[Spring 2010]
By Martha Langford
A constellation of events has shone light on the photographic oeuvre and life in photography of Gabor Szilasi. Its first manifestation was in 2008, a the- matic exhibition, Famille, originally organized for the McClure Gallery by Hedwidge Asselin. This show is now on a two-year tour of Montreal, under the aegis of the Conseil des arts de Montréal. In the summer of 2009, Szilasi’s sense of place was explored in Le Québec par cœur, presented at the Galerie Méridien Versailles. Anticipation was growing for a full retrospective, Gabor Szilasi: L’éloquence du quotidien/The Eloquence of the Everyday, organized by David Harris for the Musée d’art de Joliette and the Canadian Museum of Contemporary Photography. No one who experienced these exhibitions, and the outpouring of admiration that accompanied them, could have been surprised when Gabor Szilasi won the Prix Paul-Émile- Borduas 2009, one of the prestigious lifetime achievement awards grouped under the Prix du Québec.
To celebrate this moment in Szilasi’s life and his community’s history – and we should – means something more than raising a glass. Or rather, that is precisely what we should do, following the example of Harris, who recently spoke about the exhilarating, sometimes bewildering experience of staring through the loupe at Szilasi’s contact sheets. This process, which can be sampled in the catalogue, no doubt enriched the Szilasi retrospective immeasurably and also suggests how much more could be found in his archives. Past, present, and future events make this constellation radiate, but the brilliance at the core is nothing more, nothing less, than photography.

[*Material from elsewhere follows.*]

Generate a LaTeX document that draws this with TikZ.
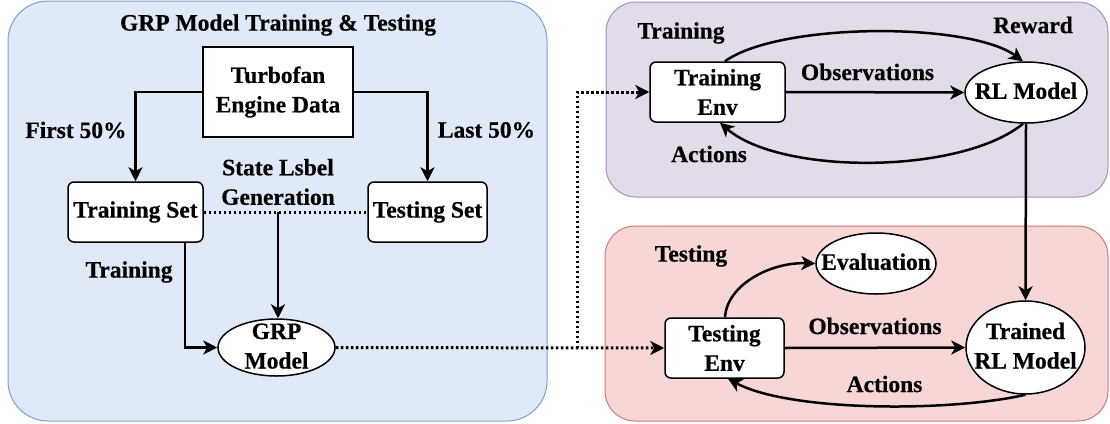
\documentclass[tikz,border=0pt]{standalone}
\usepackage{fontspec}
\setmainfont{Liberation Serif}[BoldFeatures={FakeBold=0.5}]
\usetikzlibrary{arrows.meta,shapes.geometric}
\definecolor{bluefill}{RGB}{223,233,248}
\definecolor{blueline}{RGB}{125,160,205}
\definecolor{purpfill}{RGB}{227,218,234}
\definecolor{purpline}{RGB}{170,140,190}
\definecolor{pinkfill}{RGB}{247,214,214}
\definecolor{pinkline}{RGB}{210,120,120}
\newcommand{\ztext}[1]{\makebox[0pt]{\smash{\raisebox{-0.28em}{\begin{tabular}{@{}c@{}}#1\end{tabular}}}}}
\begin{document}
\begin{tikzpicture}[x=1pt,y=-1pt,
  font=\fontsize{23.5}{29.5}\selectfont\bfseries,
  every node/.style={inner sep=2pt,align=center},
  lbl/.style={},
  sqbox/.style={draw,fill=white,line width=1.5pt,rectangle},
  rbox/.style={draw,fill=white,line width=1.5pt,rectangle,rounded corners=6pt},
  ell/.style={draw,fill=white,line width=1.5pt,ellipse,inner sep=0pt},
  arr/.style={line width=2.5pt,-{Stealth[length=14pt,width=14pt,inset=4pt]}},
  dotln/.style={line width=3pt,dash pattern=on 2.5pt off 2.5pt},
  dotarr/.style={dotln,-{Stealth[length=14pt,width=14pt,inset=4pt]}},
  panel/.style={line width=1pt,rounded corners=#1},
]
\useasboundingbox (0,0) rectangle (1110,423);
% panels
\draw[panel=40pt,fill=bluefill,draw=blueline] (8,1) rectangle (547,421);
\draw[panel=30pt,fill=purpfill,draw=purpline] (606,2) rectangle (1108,197);
\draw[panel=30pt,fill=pinkfill,draw=pinkline] (605,226) rectangle (1108,421);

% left panel nodes
\node[lbl] (title) at (278,25) {GRP Model Training \& Testing};
\node[sqbox,minimum width=150pt,minimum height=90pt] (turbo) at (278,92) {Turbofan\\Engine Data};
\node[rbox,minimum width=135pt,minimum height=60pt] (trainset) at (135.5,212) {Training Set};
\node[rbox,minimum width=119pt,minimum height=60pt] (testset) at (427.5,212) {Testing Set};
\node[lbl] (statelbl) at (278,182) {State Lsbel\\Generation};
\node[ell,minimum width=117pt,minimum height=57pt] (grp) at (276.5,347.5) {\ztext{GRP\\Model}};
\node[lbl] (first) at (76,130) {First 50\%};
\node[lbl] (last) at (486.5,130) {Last 50\%};
\node[lbl] (trainlbl) at (129,272) {Training};

% top right
\node[lbl] (trtitle) at (681,33) {Training};
\node[lbl] (reward) at (1033,25) {Reward};
\node[rbox,minimum width=135pt,minimum height=60pt] (trainenv) at (717.5,92) {Training\\Env};
\node[ell,minimum width=122pt,minimum height=61pt] (rl) at (1026,92.5) {\ztext{RL Model}};
\node[lbl] (obs1) at (867.5,72) {Observations};
\node[lbl] (act1) at (709,154) {Actions};

% bottom right
\node[lbl] (tetitle) at (691,256) {Testing};
\node[rbox,minimum width=119pt,minimum height=60pt] (testenv) at (724.5,348) {Testing\\Env};
\node[ell,minimum width=120pt,minimum height=61pt] (eval) at (876,263.5) {\ztext{Evaluation}};
\node[ell,minimum width=119pt,minimum height=93pt] (trained) at (1025.5,347.5) {\ztext{Trained\\RL Model}};
\node[lbl] (obs2) at (875,326) {Observations};
\node[lbl] (act2) at (884.5,384) {Actions};

% connectors left
\draw[arr] (turbo.west) -| (trainset.north);
\draw[arr] (turbo.east) -| (testset.north);
\draw[dotln] (trainset.east) -- (testset.west);
\coordinate (mid) at (278,212);
\draw[arr] (mid) -- (mid |- grp.north);
\draw[arr] ([xshift=49.5pt]trainset.south) |- (grp.west);
\draw[dotarr] (grp.east) -- (testenv.west);
\coordinate (br) at (577,348);
\draw[dotarr] (br) |- (trainenv.west);

% top right connectors
\draw[arr] (trainenv.east) -- (rl.west);
\draw[arr] ([xshift=7.5pt]trainenv.north) .. controls (780,22) and (970,22) .. ([xshift=-3pt]rl.north);
\draw[arr] ([xshift=-3pt]rl.south) .. controls (960,175) and (780,175) .. ([xshift=2.5pt]trainenv.south);
\draw[arr] (rl.south) -- (trained.north);

% bottom right connectors
\draw[arr] (testenv.east) -- (trained.west);
\draw[arr] ([xshift=0.5pt]testenv.north) .. controls (727,285) and (770,262) .. (eval.west);
\draw[arr] (trained.south) .. controls (950,412) and (790,412) .. ([xshift=3.5pt]testenv.south);
\end{tikzpicture}
\end{document}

Born in Budapest, Hungary, in 1928, Gabor Szilasi has been making photographs since his mid-twenties, his first images predating his escape from Communist Hungary and immigration to Canada in 1957. He carried with him an appreciation for the European style of photographic reportage, as well as an immense curiosity about his new country, especially its Francophone culture, into which he threw himself on arrival. Without recapitulating every stage of his career, it seems important to remember that this esteemed teacher started out as a working photographer at the Office du film du Québec, where he had both motive and opportunity to get to know the province. And so he did, in all its facets, documenting the vestiges of its rural, Catholic foundations, as well as Montreal’s urbane, sometimes-amoral confidence as the motor of Canada’s modernity. Such contradictions are not compartmentalized in Szilasi’s work, but embraced. This is never truer than in his environmental portraits and empty interiors, in which the lure of the image is an incongruous temporality or element that nevertheless fits. Two photographs of the Yergeau house, Rollet, Témiscamingue, taken in July 1977, are exemplary. The living room of the house celebrates a perpetual Christmas, and not sadly as a tarnished ideal, but as something cherished and maintained, in a perpetual present. The bedroom is equally vibrant. Indeed, its visual cacophony beggars description, its walls and ceilings papered with pornography and religious art, including (reflected in a mirror), the portrait of a priest. In Szilasi’s Quebec of the 1970s, a wedding waltz is being danced under an acoustic-tile ceiling; televisions illuminate domestic shrines; cowboys are disciplining horses and each other at the rodeo.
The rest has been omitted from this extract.